It is well known that one of the most important parameters in the PLD process is the amount of laser energy per unit area, or fluence, that impinges on the ablation target. The fluence strongly affects such physical properties as the removal rate of target material and the internal and kinetic energy of the ablated species.
Changes in the amount of material removed per pulse clearly will affect the deposition rate of the growing thin film. Furthermore, changes in the energetics of the ablation plume will directly affect the crystallinity of the deposited film, the intrinsic stress, and electronic or optical properties of the deposited film.

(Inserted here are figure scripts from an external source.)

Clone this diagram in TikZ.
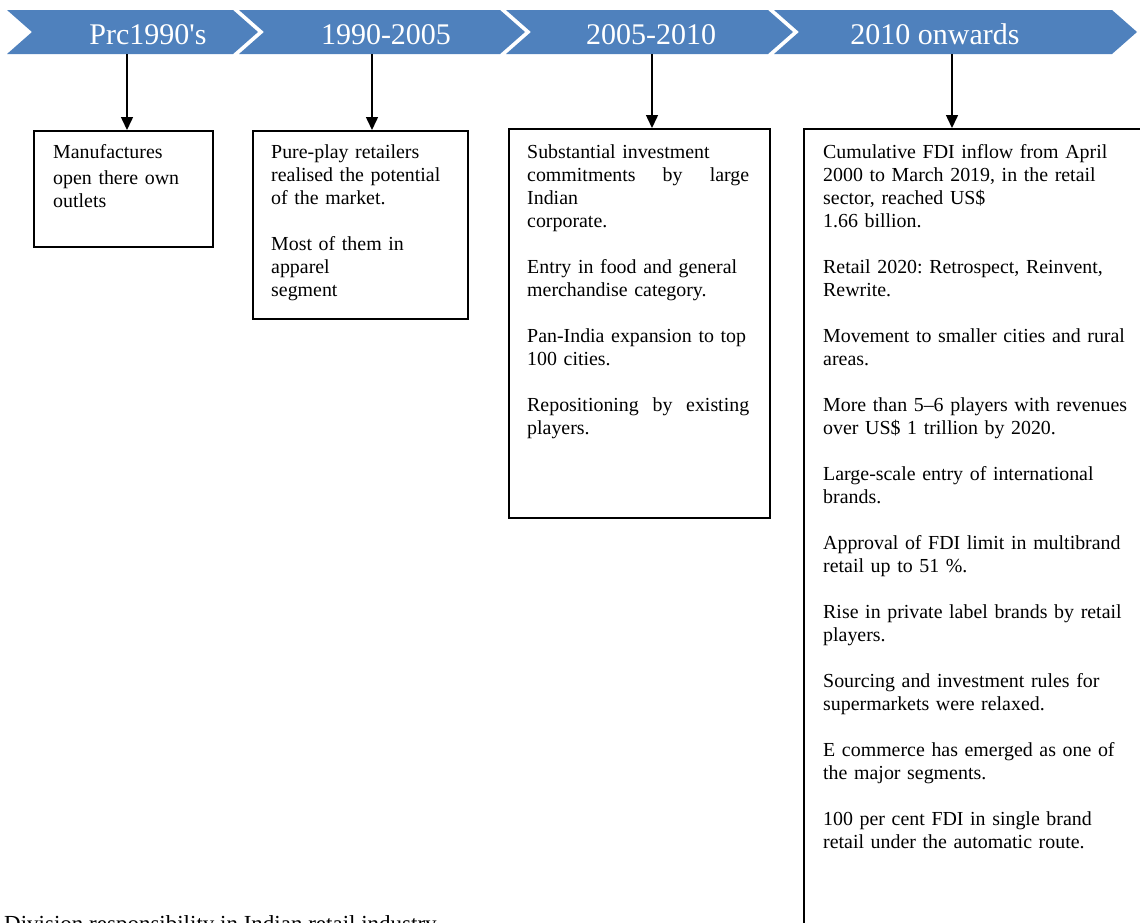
\documentclass[tikz,border=0pt]{standalone}
\usepackage{fontspec}
\setmainfont{Liberation Serif}
\newfontfamily\headfont{Liberation Serif}[Ligatures=TeXOff]
\usetikzlibrary{arrows.meta}
\definecolor{bandblue}{HTML}{4F81BD}
\frenchspacing

\begin{document}
\begin{tikzpicture}[x=1pt,y=-1pt,>={Triangle[width=12pt,length=13pt]},
    band/.style={fill=bandblue,draw=none},
    phase/.style={anchor=base,text=white,inner sep=0pt,font=\headfont\fontsize{30}{34}\selectfont},
    pointer/.style={->,line width=1.5pt},
    panel/.style={draw,line width=1.6pt,anchor=north west,inner sep=0pt},
    blurb/.style={anchor=north west,inner sep=0pt,align=left,font=\fontsize{19.9}{23}\selectfont}]
    \path[use as bounding box,clip] (0,0) rectangle (1140,922);

    % timeline band
    \fill[band] (7,10) -- (233,10) -- (258,32) -- (233,54) -- (7,54) -- (32,32) -- cycle;
    \fill[band] (239,10) -- (500,10) -- (525,32) -- (500,54) -- (239,54) -- (264,32) -- cycle;
    \fill[band] (506,10) -- (768,10) -- (793,32) -- (768,54) -- (506,54) -- (531,32) -- cycle;
    \fill[band] (774,10) -- (1112,10) -- (1137,32) -- (1112,54) -- (774,54) -- (799,32) -- cycle;
    \node[phase] (p1) at (148,44) {Prc1990's};
    \node[phase] (p2) at (386,44) {1990-2005};
    \node[phase] (p3) at (651,44) {2005-2010};
    \node[phase] (p4) at (935,44) {2010 onwards};

    % boxes
    \node[panel,minimum width=179pt,minimum height=116pt] (b1) at (33,130) {};
    \node[panel,minimum width=215pt,minimum height=188pt] (b2) at (252,130) {};
    \node[panel,minimum width=261pt,minimum height=389pt] (b3) at (508,128) {};
    \node[panel,minimum width=360pt,minimum height=830pt] (b4) at (803,128) {};

    \coordinate (a1) at (127,54);
    \coordinate (a2) at (372,54);
    \coordinate (a3) at (652,54);
    \coordinate (a4) at (952,54);
    \draw[pointer] (a1) -- (a1 |- b1.north);
    \draw[pointer] (a2) -- (a2 |- b2.north);
    \draw[pointer] (a3) -- (a3 |- b3.north);
    \draw[pointer] (a4) -- (a4 |- b4.north);

    \node[blurb,text width=170pt] (t1) at (53,139.5) {\fontsize{19.9}{26.5}\selectfont\strut
      Manufactures\\ open there own\\ outlets};
    \node[blurb,text width=200pt] (t2) at (271,141.9) {\strut
      Pure-play retailers\\ realised the potential\\ of the market.\\[23pt]
      Most of them in\\ apparel\\ segment};
    \node[blurb,text width=222pt] (t3) at (527,141.9) {\strut
      Substantial investment\\
      commitments\hfill by\hfill large\\
      Indian\\
      corporate.\\[23pt]
      Entry in food and general\\
      merchandise category.\\[23pt]
      Pan-India expansion to top\\
      100 cities.\\[23pt]
      Repositioning\hfill by\hfill existing\\
      players.};
    \node[blurb,text width=310pt] (t4) at (823,141.9) {\strut
      Cumulative FDI inflow from April\\
      2000 to March 2019, in the retail\\
      sector, reached US\$\\
      1.66 billion.\\[23pt]
      Retail 2020: Retrospect, Reinvent,\\
      Rewrite.\\[23pt]
      Movement to smaller cities and rural\\
      areas.\\[23pt]
      More than 5–6 players with revenues\\
      over US\$ 1 trillion by 2020.\\[23pt]
      Large-scale entry of international\\
      brands.\\[23pt]
      Approval of FDI limit in multibrand\\
      retail up to 51~\%.\\[23pt]
      Rise in private label brands by retail\\
      players.\\[23pt]
      Sourcing and investment rules for\\
      supermarkets were relaxed.\\[23pt]
      E commerce has emerged as one of\\
      the major segments.\\[23pt]
      100 per cent FDI in single brand\\
      retail under the automatic route.};

    % caption, cut by the page edge
    \node[anchor=base west,inner sep=0pt,font=\fontsize{23}{27}\selectfont] (cap) at (4,931)
      {Division responsibility in Indian retail industry};
\end{tikzpicture}
\end{document}
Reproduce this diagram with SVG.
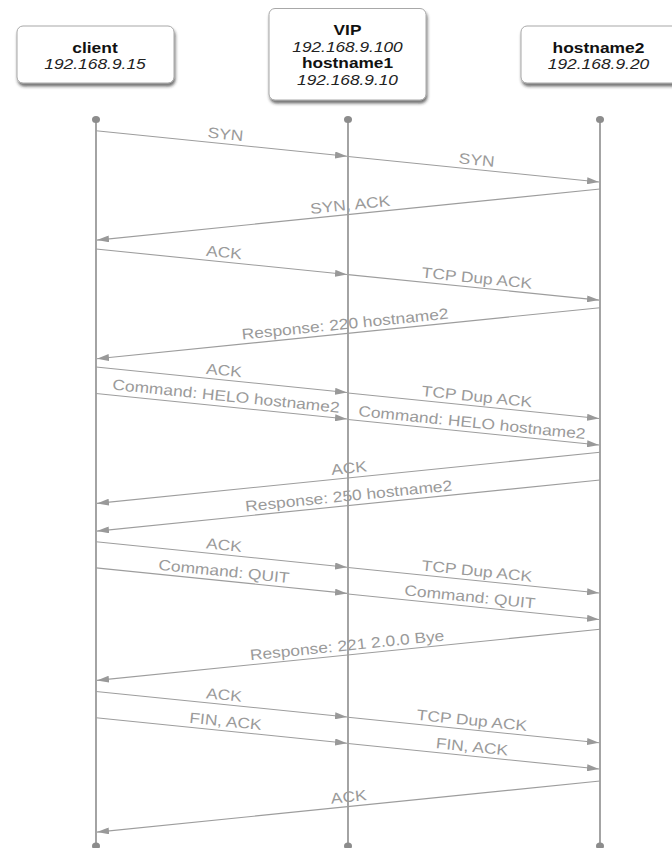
<svg xmlns="http://www.w3.org/2000/svg" width="672" height="848" viewBox="0 0 672 848">
<style>
.box{fill:#fff;stroke:#a8a8a8;stroke-width:1}
.bt{font-family:"Liberation Sans",Arial,sans-serif;font-size:15px;font-weight:bold;fill:#111;text-anchor:middle}
.it{font-family:"Liberation Sans",Arial,sans-serif;font-size:15px;font-style:italic;fill:#222;text-anchor:middle}
.sm{font-size:14.4px}
.life{stroke:#9a9a9a;stroke-width:1.8;fill:none}
.dot{fill:#8c8c8c}
.msg{stroke:#9d9d9d;stroke-width:1.1;fill:none;marker-end:url(#ah)}
.lbl{font-family:"Liberation Sans",Arial,sans-serif;font-size:15px;fill:#9a9a9a;text-anchor:middle}
</style>
<defs>
<filter id="sh" x="-10%" y="-10%" width="125%" height="135%">
<feDropShadow dx="1" dy="3" stdDeviation="1.6" flood-color="#222" flood-opacity="0.65"/>
</filter>
<marker id="ah" markerWidth="12" markerHeight="7" refX="12" refY="3.5" orient="auto" markerUnits="userSpaceOnUse">
<path d="M0,0 L12,3.5 L0,7 z" fill="#999"/>
</marker>
</defs>
<rect width="672" height="848" fill="#fff"/>

<g id="client">
<rect class="box" x="17" y="26" width="157" height="57" rx="6" filter="url(#sh)"/>
<text class="bt" transform="translate(95,52.7) scale(1.16,1)">client</text>
<text class="it" transform="translate(95,68.5) scale(1.16,1)">192.168.9.15</text>
<line class="life" x1="96" y1="119.5" x2="96" y2="846"/>
<ellipse class="dot" cx="96" cy="119.5" rx="4" ry="3.6"/>
<ellipse class="dot" cx="96" cy="846" rx="4" ry="3.6"/>
</g>

<g id="vip">
<rect class="box" x="269" y="8.5" width="157" height="91.5" rx="6" filter="url(#sh)"/>
<text class="bt sm" transform="translate(347.5,35) scale(1.2,1)">VIP</text>
<text class="it sm" transform="translate(347.5,51.5) scale(1.2,1)">192.168.9.100</text>
<text class="bt sm" transform="translate(347.5,68) scale(1.2,1)">hostname1</text>
<text class="it sm" transform="translate(347.5,84.5) scale(1.2,1)">192.168.9.10</text>
<line class="life" x1="348" y1="119.5" x2="348" y2="846"/>
<ellipse class="dot" cx="348" cy="119.5" rx="4" ry="3.6"/>
<ellipse class="dot" cx="348" cy="846" rx="4" ry="3.6"/>
</g>

<g id="hostname2">
<rect class="box" x="521" y="26" width="157" height="57" rx="6" filter="url(#sh)"/>
<text class="bt" transform="translate(598.5,52.7) scale(1.16,1)">hostname2</text>
<text class="it" transform="translate(598.5,68.5) scale(1.16,1)">192.168.9.20</text>
<line class="life" x1="600" y1="119.5" x2="600" y2="846"/>
<ellipse class="dot" cx="600" cy="119.5" rx="4" ry="3.6"/>
<ellipse class="dot" cx="600" cy="846" rx="4" ry="3.6"/>
</g>

<g id="connectors">
<line class="msg" x1="96" y1="130.7" x2="347" y2="156.2"/>
<line class="msg" x1="348" y1="156.5" x2="599" y2="182"/>
<line class="msg" x1="600" y1="189" x2="97" y2="240.1"/>
<line class="msg" x1="96" y1="249" x2="347" y2="274.5"/>
<line class="msg" x1="348" y1="274.6" x2="599" y2="300.1"/>
<line class="msg" x1="600" y1="307.7" x2="97" y2="358.8"/>
<line class="msg" x1="96" y1="367" x2="347" y2="392.5"/>
<line class="msg" x1="96" y1="393.5" x2="347" y2="419"/>
<line class="msg" x1="348" y1="393" x2="599" y2="418.5"/>
<line class="msg" x1="348" y1="419.5" x2="599" y2="445"/>
<line class="msg" x1="600" y1="452.3" x2="97" y2="503.4"/>
<line class="msg" x1="600" y1="480" x2="97" y2="531.1"/>
<line class="msg" x1="96" y1="541.7" x2="347" y2="567.2"/>
<line class="msg" x1="96" y1="567.9" x2="347" y2="593.4"/>
<line class="msg" x1="348" y1="567.5" x2="599" y2="593"/>
<line class="msg" x1="348" y1="594" x2="599" y2="619.5"/>
<line class="msg" x1="600" y1="629.3" x2="97" y2="680.4"/>
<line class="msg" x1="96" y1="691.5" x2="347" y2="717"/>
<line class="msg" x1="96" y1="717.7" x2="347" y2="743.2"/>
<line class="msg" x1="348" y1="717.3" x2="599" y2="742.8"/>
<line class="msg" x1="348" y1="743.5" x2="599" y2="769"/>
<line class="msg" x1="600" y1="781" x2="97" y2="832.1"/>

<g class="lbl">
<text transform="translate(224.6,143.8) rotate(5.8) scale(1.16,1)" y="-4.5">SYN</text>
<text transform="translate(475.7,169.5) rotate(5.8) scale(1.16,1)" y="-4.5">SYN</text>
<text transform="translate(351,214.3) rotate(-5.8) scale(1.16,1)" y="-4.5">SYN, ACK</text>
<text transform="translate(223,261.9) rotate(5.8) scale(1.16,1)" y="-4.5">ACK</text>
<text transform="translate(476,287.6) rotate(5.8) scale(1.16,1)" y="-4.5">TCP Dup ACK</text>
<text transform="translate(346,333.5) rotate(-5.8) scale(1.16,1)" y="-4.5">Response: 220 hostname2</text>
<text transform="translate(223,379.9) rotate(5.8) scale(1.16,1)" y="-4.5">ACK</text>
<text transform="translate(225,406.6) rotate(5.8) scale(1.16,1)" y="-5.5">Command: HELO hostname2</text>
<text transform="translate(476,406) rotate(5.8) scale(1.16,1)" y="-4.5">TCP Dup ACK</text>
<text transform="translate(471,432) rotate(5.8) scale(1.16,1)" y="-4.5">Command: HELO hostname2</text>
<text transform="translate(350,477.7) rotate(-5.8) scale(1.16,1)" y="-4.5">ACK</text>
<text transform="translate(349.6,505.4) rotate(-5.8) scale(1.16,1)" y="-4.5">Response: 250 hostname2</text>
<text transform="translate(223,554.6) rotate(5.8) scale(1.16,1)" y="-4.5">ACK</text>
<text transform="translate(223,580.8) rotate(5.8) scale(1.16,1)" y="-4.5">Command: QUIT</text>
<text transform="translate(476,580.5) rotate(5.8) scale(1.16,1)" y="-4.5">TCP Dup ACK</text>
<text transform="translate(469,606.3) rotate(5.8) scale(1.16,1)" y="-4.5">Command: QUIT</text>
<text transform="translate(348,654.9) rotate(-5.8) scale(1.16,1)" y="-4.5">Response: 221 2.0.0 Bye</text>
<text transform="translate(223,704.4) rotate(5.8) scale(1.16,1)" y="-4.5">ACK</text>
<text transform="translate(224.6,730.8) rotate(5.8) scale(1.16,1)" y="-4.5">FIN, ACK</text>
<text transform="translate(471,729.9) rotate(5.8) scale(1.16,1)" y="-4.5">TCP Dup ACK</text>
<text transform="translate(471,756.2) rotate(5.8) scale(1.16,1)" y="-4.5">FIN, ACK</text>
<text transform="translate(349.6,806.4) rotate(-5.8) scale(1.16,1)" y="-4.5">ACK</text>
</g>
</g>
</svg>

Thus, accurately setting the fluence and keeping the fluence constant for the entire deposition process, and from run to run, is key to consistent material properties and film growth rates.
While the ablation plume in the PLD process is forward directed, it is an obvious fact that some of the ablated material lands on the optical port where the laser beam enters the deposition chamber. A small fraction of the ablated material lands on this window with every laser pulse.
Morever, this absorbed energy may be directed towards ablating material off of the window surface. The removal of material from the window surface in this fashion can be even more deleterious to the deposition process as it degrades the optical quality of the window, and thus the shape of the focused spot on the target.
Depending on the chamber design, background gas pressure, and the laser beam’s angle of incidence with respect to the ablation target, the film build-up on the window can become a significant problem. As material builds up on the surface of the laser optic, it starts to absorb a fraction of the incident laser beam’s energy. With more build-up, the amount of energy absorbed can become significant enough to reduce the On-Target Laser Fluence (OTLF).
This photograph is an example of film built up on a fused silica window optic obtained from one of our customers. You can clearly see where the rectangular shaped laser beam was impinging on the window.
The pulsed excimer laser beam was in fact constantly removing the film that was freshly deposited by the previous laser pulse. However, a small fraction of the fused silica material comprising the window was also being removed by the deposited film with each laser pulse. This, in turn, damaged the optic significantly by degrading its surface quality.
PVD Products has developed a solution to this problem that we call the Intelligent Window (IW). This product has two different but equally important features:
The Intelligent Window includes a large internal UV-grade fused-silica disc housed inside a pair of vacuum flanges. This disc is connected to a rotary feedthrough and can be easily rotated when desired. Behind the disc is a high quality, AR coated optic that makes the atmosphere/vacuum seal using a VitonTM O-ring. Ablated target material is deposited onto only a small section of the internal disc that is defined by an aperture located just in front of the disc.
The longevity of the internal disc provides 20 to 50 times longer life than a standard optical window. Process gas is also bled into the Window area to keep a steady over-pressure of gas near the fused silica disc to further increase its longevity.
When a section of the silica disc has become coated or degraded, the disc can simply be rotated to expose a new, fresh optical surface. The time between rotations will strongly depend on the user chamber design as well as process parameters.
Located inside the vacuum system, the IW has a reflecting beam splitter that is mounted to a linear actuator. When inserted into the beam path, excimer radiation that hits the beam splitter is reflected out of the chamber through a side port and can be measured directly by a flange-mounted pyroelectric joule meter probe. The beam splitter can be inserted into the optical beam path whenever desired.
For instance, the splitter could be inserted into the beam path during preparation for the deposition run to accurately determine the energy, or fluence, which will hit the ablation target. The beam splitter can also be inserted into the beam path in the middle of a run to see if it has become necessary to rotate the internal window and thus keep the variations in laser fluence to a minimum. When the beam splitter is extracted from the beam path, a shield protects it so that it does not become coated by ablated material.
The windows can be designed and fabricated with custom flanges to mount to your existing chamber’s optical port, with or without the beam splitter/Joule meter option. The IW comes standard with a high quality optic coated for either 248 nm (KrF), or 193 nm (ArF) with alternate wavelengths available on request.
Windows can also be designed to be UHV compatible and operate well below 10-8 Torr if desired. They also include either a ¼-inch SwagelockTM or a ¼-inch Male VCRTM fitting for process gas introduction to the chamber close to the window surface.
Other options include motorized disc rotation, electropneumatic linear actuators, as well as software to monitor the laser beam energy, rotate the disc position, and monitor and control the excimer laser beam output energy.
A spare fused silica "sacrificial" disc is also provided. When the perimeter of the first disc is fully coated, it can be easily replaced with the spare. The first disc can then be cleaned with polishing compound.